**PROBLEM DESCRIPTION**:
Leaving out every picture, quote the data below exactly as it appears.

[START OF SOURCE MATERIAL]

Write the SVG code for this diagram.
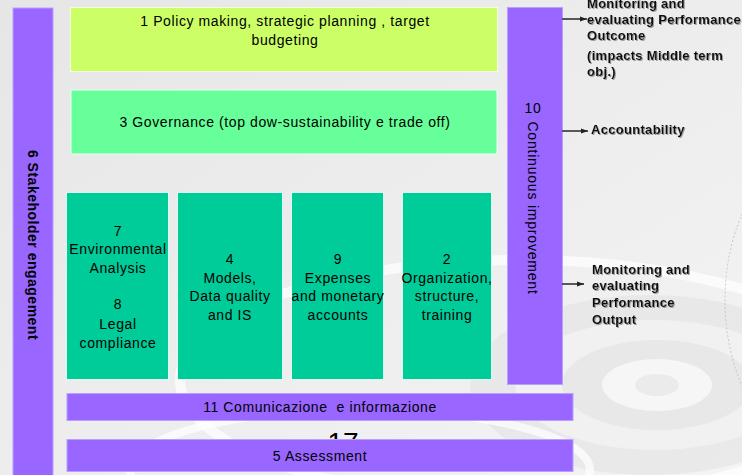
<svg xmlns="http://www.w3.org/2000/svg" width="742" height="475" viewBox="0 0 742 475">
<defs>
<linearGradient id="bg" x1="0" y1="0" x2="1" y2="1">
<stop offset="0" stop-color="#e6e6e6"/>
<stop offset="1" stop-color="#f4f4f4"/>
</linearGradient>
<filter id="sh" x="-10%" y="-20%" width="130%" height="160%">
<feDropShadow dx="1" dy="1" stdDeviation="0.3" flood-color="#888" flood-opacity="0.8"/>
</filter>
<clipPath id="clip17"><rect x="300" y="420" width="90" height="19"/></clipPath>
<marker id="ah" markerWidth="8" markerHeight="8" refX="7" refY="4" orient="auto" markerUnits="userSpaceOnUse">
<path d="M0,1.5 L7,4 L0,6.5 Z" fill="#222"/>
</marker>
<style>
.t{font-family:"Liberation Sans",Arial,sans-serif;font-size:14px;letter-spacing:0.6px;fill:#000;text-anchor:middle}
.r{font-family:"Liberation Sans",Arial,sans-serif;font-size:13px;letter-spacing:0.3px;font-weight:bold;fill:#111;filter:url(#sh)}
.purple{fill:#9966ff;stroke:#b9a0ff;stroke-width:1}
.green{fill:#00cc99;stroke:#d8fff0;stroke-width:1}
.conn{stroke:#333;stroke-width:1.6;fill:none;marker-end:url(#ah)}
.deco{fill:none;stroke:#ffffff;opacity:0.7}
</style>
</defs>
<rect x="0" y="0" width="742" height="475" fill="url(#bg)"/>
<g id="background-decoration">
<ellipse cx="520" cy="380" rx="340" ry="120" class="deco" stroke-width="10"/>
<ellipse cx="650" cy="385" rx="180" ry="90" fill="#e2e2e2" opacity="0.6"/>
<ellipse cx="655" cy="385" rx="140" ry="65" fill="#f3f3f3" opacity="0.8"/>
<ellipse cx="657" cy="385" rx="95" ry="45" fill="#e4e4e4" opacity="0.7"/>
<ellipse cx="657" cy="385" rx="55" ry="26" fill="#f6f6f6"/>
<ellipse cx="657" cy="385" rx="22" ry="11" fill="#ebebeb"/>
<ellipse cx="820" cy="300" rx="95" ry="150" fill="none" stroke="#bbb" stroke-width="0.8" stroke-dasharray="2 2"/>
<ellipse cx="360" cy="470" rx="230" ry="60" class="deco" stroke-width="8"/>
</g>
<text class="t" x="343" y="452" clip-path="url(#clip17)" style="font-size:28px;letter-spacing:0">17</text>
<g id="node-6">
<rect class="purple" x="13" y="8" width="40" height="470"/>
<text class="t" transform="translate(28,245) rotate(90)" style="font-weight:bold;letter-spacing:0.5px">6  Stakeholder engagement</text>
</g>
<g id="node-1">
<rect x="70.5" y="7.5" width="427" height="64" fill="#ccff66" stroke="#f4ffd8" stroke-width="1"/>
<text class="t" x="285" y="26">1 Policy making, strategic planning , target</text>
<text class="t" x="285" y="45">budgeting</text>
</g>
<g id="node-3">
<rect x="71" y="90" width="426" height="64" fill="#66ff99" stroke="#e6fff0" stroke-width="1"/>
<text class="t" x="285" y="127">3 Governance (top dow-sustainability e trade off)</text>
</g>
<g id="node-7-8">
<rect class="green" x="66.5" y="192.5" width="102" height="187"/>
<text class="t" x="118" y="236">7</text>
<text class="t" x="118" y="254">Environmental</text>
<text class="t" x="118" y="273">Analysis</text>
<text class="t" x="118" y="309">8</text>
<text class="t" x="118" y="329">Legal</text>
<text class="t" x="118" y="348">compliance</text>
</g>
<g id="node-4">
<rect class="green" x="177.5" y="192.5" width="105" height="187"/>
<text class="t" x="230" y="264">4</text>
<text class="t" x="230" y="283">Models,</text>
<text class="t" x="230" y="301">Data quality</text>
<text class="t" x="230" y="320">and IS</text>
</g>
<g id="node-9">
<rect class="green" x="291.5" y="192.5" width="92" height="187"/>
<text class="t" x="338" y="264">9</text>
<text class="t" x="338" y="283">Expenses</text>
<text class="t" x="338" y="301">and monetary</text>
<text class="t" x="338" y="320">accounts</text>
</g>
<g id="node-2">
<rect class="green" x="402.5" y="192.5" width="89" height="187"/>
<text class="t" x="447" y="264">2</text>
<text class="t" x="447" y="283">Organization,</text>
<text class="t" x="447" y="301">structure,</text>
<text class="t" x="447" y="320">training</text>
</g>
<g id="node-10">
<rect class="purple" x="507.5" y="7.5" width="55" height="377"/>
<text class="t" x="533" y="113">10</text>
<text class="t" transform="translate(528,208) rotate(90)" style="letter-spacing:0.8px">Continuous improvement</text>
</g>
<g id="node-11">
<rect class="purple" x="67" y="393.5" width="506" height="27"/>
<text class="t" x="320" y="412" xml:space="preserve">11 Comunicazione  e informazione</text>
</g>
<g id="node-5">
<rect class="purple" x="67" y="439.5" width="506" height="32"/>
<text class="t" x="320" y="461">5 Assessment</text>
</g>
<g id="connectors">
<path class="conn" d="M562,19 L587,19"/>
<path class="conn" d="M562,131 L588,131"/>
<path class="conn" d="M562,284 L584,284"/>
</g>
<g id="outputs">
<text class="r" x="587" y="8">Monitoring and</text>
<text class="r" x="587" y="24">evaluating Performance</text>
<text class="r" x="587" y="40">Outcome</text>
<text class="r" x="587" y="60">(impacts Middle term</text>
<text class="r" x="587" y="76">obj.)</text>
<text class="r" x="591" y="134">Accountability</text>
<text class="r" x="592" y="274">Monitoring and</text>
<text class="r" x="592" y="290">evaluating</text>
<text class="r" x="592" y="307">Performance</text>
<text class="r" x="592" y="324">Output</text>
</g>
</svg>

[END OF SOURCE MATERIAL]

**COMPLETE RESPONSE**:
Write the SVG code for this diagram.
<svg xmlns="http://www.w3.org/2000/svg" width="742" height="475" viewBox="0 0 742 475">
<defs>
<linearGradient id="bg" x1="0" y1="0" x2="1" y2="1">
<stop offset="0" stop-color="#e6e6e6"/>
<stop offset="1" stop-color="#f4f4f4"/>
</linearGradient>
<filter id="sh" x="-10%" y="-20%" width="130%" height="160%">
<feDropShadow dx="1" dy="1" stdDeviation="0.3" flood-color="#888" flood-opacity="0.8"/>
</filter>
<clipPath id="clip17"><rect x="300" y="420" width="90" height="19"/></clipPath>
<marker id="ah" markerWidth="8" markerHeight="8" refX="7" refY="4" orient="auto" markerUnits="userSpaceOnUse">
<path d="M0,1.5 L7,4 L0,6.5 Z" fill="#222"/>
</marker>
<style>
.t{font-family:"Liberation Sans",Arial,sans-serif;font-size:14px;letter-spacing:0.6px;fill:#000;text-anchor:middle}
.r{font-family:"Liberation Sans",Arial,sans-serif;font-size:13px;letter-spacing:0.3px;font-weight:bold;fill:#111;filter:url(#sh)}
.purple{fill:#9966ff;stroke:#b9a0ff;stroke-width:1}
.green{fill:#00cc99;stroke:#d8fff0;stroke-width:1}
.conn{stroke:#333;stroke-width:1.6;fill:none;marker-end:url(#ah)}
.deco{fill:none;stroke:#ffffff;opacity:0.7}
</style>
</defs>
<rect x="0" y="0" width="742" height="475" fill="url(#bg)"/>
<g id="background-decoration">
<ellipse cx="520" cy="380" rx="340" ry="120" class="deco" stroke-width="10"/>
<ellipse cx="650" cy="385" rx="180" ry="90" fill="#e2e2e2" opacity="0.6"/>
<ellipse cx="655" cy="385" rx="140" ry="65" fill="#f3f3f3" opacity="0.8"/>
<ellipse cx="657" cy="385" rx="95" ry="45" fill="#e4e4e4" opacity="0.7"/>
<ellipse cx="657" cy="385" rx="55" ry="26" fill="#f6f6f6"/>
<ellipse cx="657" cy="385" rx="22" ry="11" fill="#ebebeb"/>
<ellipse cx="820" cy="300" rx="95" ry="150" fill="none" stroke="#bbb" stroke-width="0.8" stroke-dasharray="2 2"/>
<ellipse cx="360" cy="470" rx="230" ry="60" class="deco" stroke-width="8"/>
</g>
<text class="t" x="343" y="452" clip-path="url(#clip17)" style="font-size:28px;letter-spacing:0">17</text>
<g id="node-6">
<rect class="purple" x="13" y="8" width="40" height="470"/>
<text class="t" transform="translate(28,245) rotate(90)" style="font-weight:bold;letter-spacing:0.5px">6  Stakeholder engagement</text>
</g>
<g id="node-1">
<rect x="70.5" y="7.5" width="427" height="64" fill="#ccff66" stroke="#f4ffd8" stroke-width="1"/>
<text class="t" x="285" y="26">1 Policy making, strategic planning , target</text>
<text class="t" x="285" y="45">budgeting</text>
</g>
<g id="node-3">
<rect x="71" y="90" width="426" height="64" fill="#66ff99" stroke="#e6fff0" stroke-width="1"/>
<text class="t" x="285" y="127">3 Governance (top dow-sustainability e trade off)</text>
</g>
<g id="node-7-8">
<rect class="green" x="66.5" y="192.5" width="102" height="187"/>
<text class="t" x="118" y="236">7</text>
<text class="t" x="118" y="254">Environmental</text>
<text class="t" x="118" y="273">Analysis</text>
<text class="t" x="118" y="309">8</text>
<text class="t" x="118" y="329">Legal</text>
<text class="t" x="118" y="348">compliance</text>
</g>
<g id="node-4">
<rect class="green" x="177.5" y="192.5" width="105" height="187"/>
<text class="t" x="230" y="264">4</text>
<text class="t" x="230" y="283">Models,</text>
<text class="t" x="230" y="301">Data quality</text>
<text class="t" x="230" y="320">and IS</text>
</g>
<g id="node-9">
<rect class="green" x="291.5" y="192.5" width="92" height="187"/>
<text class="t" x="338" y="264">9</text>
<text class="t" x="338" y="283">Expenses</text>
<text class="t" x="338" y="301">and monetary</text>
<text class="t" x="338" y="320">accounts</text>
</g>
<g id="node-2">
<rect class="green" x="402.5" y="192.5" width="89" height="187"/>
<text class="t" x="447" y="264">2</text>
<text class="t" x="447" y="283">Organization,</text>
<text class="t" x="447" y="301">structure,</text>
<text class="t" x="447" y="320">training</text>
</g>
<g id="node-10">
<rect class="purple" x="507.5" y="7.5" width="55" height="377"/>
<text class="t" x="533" y="113">10</text>
<text class="t" transform="translate(528,208) rotate(90)" style="letter-spacing:0.8px">Continuous improvement</text>
</g>
<g id="node-11">
<rect class="purple" x="67" y="393.5" width="506" height="27"/>
<text class="t" x="320" y="412" xml:space="preserve">11 Comunicazione  e informazione</text>
</g>
<g id="node-5">
<rect class="purple" x="67" y="439.5" width="506" height="32"/>
<text class="t" x="320" y="461">5 Assessment</text>
</g>
<g id="connectors">
<path class="conn" d="M562,19 L587,19"/>
<path class="conn" d="M562,131 L588,131"/>
<path class="conn" d="M562,284 L584,284"/>
</g>
<g id="outputs">
<text class="r" x="587" y="8">Monitoring and</text>
<text class="r" x="587" y="24">evaluating Performance</text>
<text class="r" x="587" y="40">Outcome</text>
<text class="r" x="587" y="60">(impacts Middle term</text>
<text class="r" x="587" y="76">obj.)</text>
<text class="r" x="591" y="134">Accountability</text>
<text class="r" x="592" y="274">Monitoring and</text>
<text class="r" x="592" y="290">evaluating</text>
<text class="r" x="592" y="307">Performance</text>
<text class="r" x="592" y="324">Output</text>
</g>
</svg>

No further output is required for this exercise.